[Start of Source excerpt]
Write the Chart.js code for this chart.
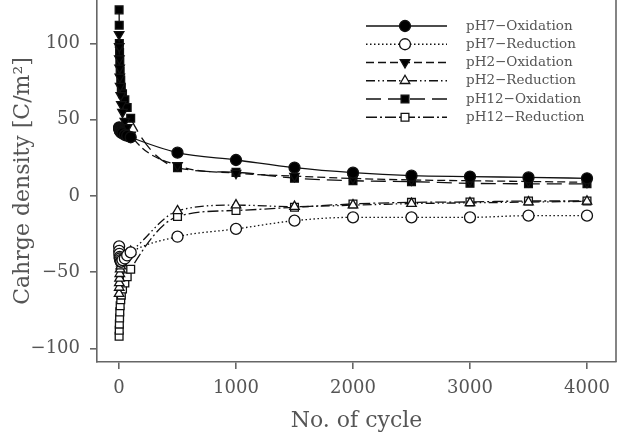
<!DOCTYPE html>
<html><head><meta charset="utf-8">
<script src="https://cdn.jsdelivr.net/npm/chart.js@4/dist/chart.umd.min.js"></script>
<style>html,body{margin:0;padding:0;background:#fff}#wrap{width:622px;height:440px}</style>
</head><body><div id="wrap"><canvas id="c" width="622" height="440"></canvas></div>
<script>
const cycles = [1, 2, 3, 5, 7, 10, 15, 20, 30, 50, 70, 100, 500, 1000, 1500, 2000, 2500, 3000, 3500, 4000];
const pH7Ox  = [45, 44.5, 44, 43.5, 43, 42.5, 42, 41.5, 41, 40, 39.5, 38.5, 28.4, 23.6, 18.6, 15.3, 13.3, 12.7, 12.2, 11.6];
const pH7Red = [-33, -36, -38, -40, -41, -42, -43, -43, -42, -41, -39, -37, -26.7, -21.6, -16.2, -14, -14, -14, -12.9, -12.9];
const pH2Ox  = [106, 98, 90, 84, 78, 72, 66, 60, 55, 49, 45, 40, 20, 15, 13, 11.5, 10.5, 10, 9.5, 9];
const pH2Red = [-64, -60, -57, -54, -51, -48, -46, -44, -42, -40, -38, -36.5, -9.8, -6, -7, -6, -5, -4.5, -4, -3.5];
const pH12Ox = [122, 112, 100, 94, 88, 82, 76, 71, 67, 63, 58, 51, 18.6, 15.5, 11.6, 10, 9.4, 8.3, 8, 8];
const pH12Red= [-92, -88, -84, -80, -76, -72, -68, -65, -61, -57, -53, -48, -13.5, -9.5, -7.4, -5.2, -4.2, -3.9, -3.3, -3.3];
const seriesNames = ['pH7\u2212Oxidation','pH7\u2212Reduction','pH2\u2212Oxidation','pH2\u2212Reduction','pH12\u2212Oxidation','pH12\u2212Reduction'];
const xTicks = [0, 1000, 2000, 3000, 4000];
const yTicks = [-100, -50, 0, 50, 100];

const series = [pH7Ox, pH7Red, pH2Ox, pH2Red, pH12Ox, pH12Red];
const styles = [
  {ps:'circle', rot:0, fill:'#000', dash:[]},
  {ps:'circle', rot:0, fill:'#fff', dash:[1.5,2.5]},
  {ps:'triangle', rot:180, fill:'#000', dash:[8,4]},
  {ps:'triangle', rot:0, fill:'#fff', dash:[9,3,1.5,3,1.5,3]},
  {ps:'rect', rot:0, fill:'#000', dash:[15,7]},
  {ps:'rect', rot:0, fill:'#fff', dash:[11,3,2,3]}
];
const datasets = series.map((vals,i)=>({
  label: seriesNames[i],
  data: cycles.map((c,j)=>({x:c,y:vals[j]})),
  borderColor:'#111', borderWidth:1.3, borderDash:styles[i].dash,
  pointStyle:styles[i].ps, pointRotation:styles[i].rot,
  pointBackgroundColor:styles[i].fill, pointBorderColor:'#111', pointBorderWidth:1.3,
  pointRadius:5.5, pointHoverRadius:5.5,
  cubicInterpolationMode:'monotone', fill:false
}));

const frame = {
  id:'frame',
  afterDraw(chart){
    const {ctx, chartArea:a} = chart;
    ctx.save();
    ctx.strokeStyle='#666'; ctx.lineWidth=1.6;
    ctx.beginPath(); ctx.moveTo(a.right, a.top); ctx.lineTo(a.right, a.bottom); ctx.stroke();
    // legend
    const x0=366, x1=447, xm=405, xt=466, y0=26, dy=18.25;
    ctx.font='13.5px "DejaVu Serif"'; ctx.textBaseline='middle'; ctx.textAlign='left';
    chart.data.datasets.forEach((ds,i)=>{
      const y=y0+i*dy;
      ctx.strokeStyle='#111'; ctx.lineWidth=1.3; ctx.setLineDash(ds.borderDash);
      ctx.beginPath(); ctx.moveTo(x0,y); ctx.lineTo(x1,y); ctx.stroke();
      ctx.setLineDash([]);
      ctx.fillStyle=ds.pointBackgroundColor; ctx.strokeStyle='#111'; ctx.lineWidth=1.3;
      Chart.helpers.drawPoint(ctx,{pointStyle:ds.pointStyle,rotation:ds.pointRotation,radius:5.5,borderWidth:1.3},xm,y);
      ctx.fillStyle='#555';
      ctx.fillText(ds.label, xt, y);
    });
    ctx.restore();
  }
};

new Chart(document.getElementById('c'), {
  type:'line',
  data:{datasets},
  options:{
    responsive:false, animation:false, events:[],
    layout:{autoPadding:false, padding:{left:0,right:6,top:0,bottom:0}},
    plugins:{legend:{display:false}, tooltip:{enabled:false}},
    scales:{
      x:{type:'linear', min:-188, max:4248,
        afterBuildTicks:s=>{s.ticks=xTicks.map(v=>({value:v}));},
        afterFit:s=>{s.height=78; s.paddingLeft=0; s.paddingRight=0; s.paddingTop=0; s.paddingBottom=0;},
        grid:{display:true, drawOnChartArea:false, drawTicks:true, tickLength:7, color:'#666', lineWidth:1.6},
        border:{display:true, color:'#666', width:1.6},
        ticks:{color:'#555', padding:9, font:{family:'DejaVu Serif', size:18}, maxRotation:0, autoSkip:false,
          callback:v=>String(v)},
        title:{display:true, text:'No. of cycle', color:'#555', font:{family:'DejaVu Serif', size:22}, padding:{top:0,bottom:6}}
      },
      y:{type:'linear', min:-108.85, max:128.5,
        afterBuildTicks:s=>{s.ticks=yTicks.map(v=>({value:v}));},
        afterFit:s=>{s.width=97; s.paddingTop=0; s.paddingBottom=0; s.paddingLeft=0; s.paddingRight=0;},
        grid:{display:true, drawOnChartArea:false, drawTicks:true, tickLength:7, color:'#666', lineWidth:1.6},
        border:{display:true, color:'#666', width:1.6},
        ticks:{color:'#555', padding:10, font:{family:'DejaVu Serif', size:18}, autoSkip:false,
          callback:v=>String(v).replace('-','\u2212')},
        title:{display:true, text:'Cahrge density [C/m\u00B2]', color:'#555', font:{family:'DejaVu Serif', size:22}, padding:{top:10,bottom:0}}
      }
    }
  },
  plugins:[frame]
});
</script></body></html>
[End of Source excerpt]
Task to complete:
Using the material above, return every line exactly as it appears, minus the pictures.

Result of this exercise:
Write the Chart.js code for this chart.
<!DOCTYPE html>
<html><head><meta charset="utf-8">
<script src="https://cdn.jsdelivr.net/npm/chart.js@4/dist/chart.umd.min.js"></script>
<style>html,body{margin:0;padding:0;background:#fff}#wrap{width:622px;height:440px}</style>
</head><body><div id="wrap"><canvas id="c" width="622" height="440"></canvas></div>
<script>
const cycles = [1, 2, 3, 5, 7, 10, 15, 20, 30, 50, 70, 100, 500, 1000, 1500, 2000, 2500, 3000, 3500, 4000];
const pH7Ox  = [45, 44.5, 44, 43.5, 43, 42.5, 42, 41.5, 41, 40, 39.5, 38.5, 28.4, 23.6, 18.6, 15.3, 13.3, 12.7, 12.2, 11.6];
const pH7Red = [-33, -36, -38, -40, -41, -42, -43, -43, -42, -41, -39, -37, -26.7, -21.6, -16.2, -14, -14, -14, -12.9, -12.9];
const pH2Ox  = [106, 98, 90, 84, 78, 72, 66, 60, 55, 49, 45, 40, 20, 15, 13, 11.5, 10.5, 10, 9.5, 9];
const pH2Red = [-64, -60, -57, -54, -51, -48, -46, -44, -42, -40, -38, -36.5, -9.8, -6, -7, -6, -5, -4.5, -4, -3.5];
const pH12Ox = [122, 112, 100, 94, 88, 82, 76, 71, 67, 63, 58, 51, 18.6, 15.5, 11.6, 10, 9.4, 8.3, 8, 8];
const pH12Red= [-92, -88, -84, -80, -76, -72, -68, -65, -61, -57, -53, -48, -13.5, -9.5, -7.4, -5.2, -4.2, -3.9, -3.3, -3.3];
const seriesNames = ['pH7\u2212Oxidation','pH7\u2212Reduction','pH2\u2212Oxidation','pH2\u2212Reduction','pH12\u2212Oxidation','pH12\u2212Reduction'];
const xTicks = [0, 1000, 2000, 3000, 4000];
const yTicks = [-100, -50, 0, 50, 100];

const series = [pH7Ox, pH7Red, pH2Ox, pH2Red, pH12Ox, pH12Red];
const styles = [
  {ps:'circle', rot:0, fill:'#000', dash:[]},
  {ps:'circle', rot:0, fill:'#fff', dash:[1.5,2.5]},
  {ps:'triangle', rot:180, fill:'#000', dash:[8,4]},
  {ps:'triangle', rot:0, fill:'#fff', dash:[9,3,1.5,3,1.5,3]},
  {ps:'rect', rot:0, fill:'#000', dash:[15,7]},
  {ps:'rect', rot:0, fill:'#fff', dash:[11,3,2,3]}
];
const datasets = series.map((vals,i)=>({
  label: seriesNames[i],
  data: cycles.map((c,j)=>({x:c,y:vals[j]})),
  borderColor:'#111', borderWidth:1.3, borderDash:styles[i].dash,
  pointStyle:styles[i].ps, pointRotation:styles[i].rot,
  pointBackgroundColor:styles[i].fill, pointBorderColor:'#111', pointBorderWidth:1.3,
  pointRadius:5.5, pointHoverRadius:5.5,
  cubicInterpolationMode:'monotone', fill:false
}));

const frame = {
  id:'frame',
  afterDraw(chart){
    const {ctx, chartArea:a} = chart;
    ctx.save();
    ctx.strokeStyle='#666'; ctx.lineWidth=1.6;
    ctx.beginPath(); ctx.moveTo(a.right, a.top); ctx.lineTo(a.right, a.bottom); ctx.stroke();
    // legend
    const x0=366, x1=447, xm=405, xt=466, y0=26, dy=18.25;
    ctx.font='13.5px "DejaVu Serif"'; ctx.textBaseline='middle'; ctx.textAlign='left';
    chart.data.datasets.forEach((ds,i)=>{
      const y=y0+i*dy;
      ctx.strokeStyle='#111'; ctx.lineWidth=1.3; ctx.setLineDash(ds.borderDash);
      ctx.beginPath(); ctx.moveTo(x0,y); ctx.lineTo(x1,y); ctx.stroke();
      ctx.setLineDash([]);
      ctx.fillStyle=ds.pointBackgroundColor; ctx.strokeStyle='#111'; ctx.lineWidth=1.3;
      Chart.helpers.drawPoint(ctx,{pointStyle:ds.pointStyle,rotation:ds.pointRotation,radius:5.5,borderWidth:1.3},xm,y);
      ctx.fillStyle='#555';
      ctx.fillText(ds.label, xt, y);
    });
    ctx.restore();
  }
};

new Chart(document.getElementById('c'), {
  type:'line',
  data:{datasets},
  options:{
    responsive:false, animation:false, events:[],
    layout:{autoPadding:false, padding:{left:0,right:6,top:0,bottom:0}},
    plugins:{legend:{display:false}, tooltip:{enabled:false}},
    scales:{
      x:{type:'linear', min:-188, max:4248,
        afterBuildTicks:s=>{s.ticks=xTicks.map(v=>({value:v}));},
        afterFit:s=>{s.height=78; s.paddingLeft=0; s.paddingRight=0; s.paddingTop=0; s.paddingBottom=0;},
        grid:{display:true, drawOnChartArea:false, drawTicks:true, tickLength:7, color:'#666', lineWidth:1.6},
        border:{display:true, color:'#666', width:1.6},
        ticks:{color:'#555', padding:9, font:{family:'DejaVu Serif', size:18}, maxRotation:0, autoSkip:false,
          callback:v=>String(v)},
        title:{display:true, text:'No. of cycle', color:'#555', font:{family:'DejaVu Serif', size:22}, padding:{top:0,bottom:6}}
      },
      y:{type:'linear', min:-108.85, max:128.5,
        afterBuildTicks:s=>{s.ticks=yTicks.map(v=>({value:v}));},
        afterFit:s=>{s.width=97; s.paddingTop=0; s.paddingBottom=0; s.paddingLeft=0; s.paddingRight=0;},
        grid:{display:true, drawOnChartArea:false, drawTicks:true, tickLength:7, color:'#666', lineWidth:1.6},
        border:{display:true, color:'#666', width:1.6},
        ticks:{color:'#555', padding:10, font:{family:'DejaVu Serif', size:18}, autoSkip:false,
          callback:v=>String(v).replace('-','\u2212')},
        title:{display:true, text:'Cahrge density [C/m\u00B2]', color:'#555', font:{family:'DejaVu Serif', size:22}, padding:{top:10,bottom:0}}
      }
    }
  },
  plugins:[frame]
});
</script></body></html>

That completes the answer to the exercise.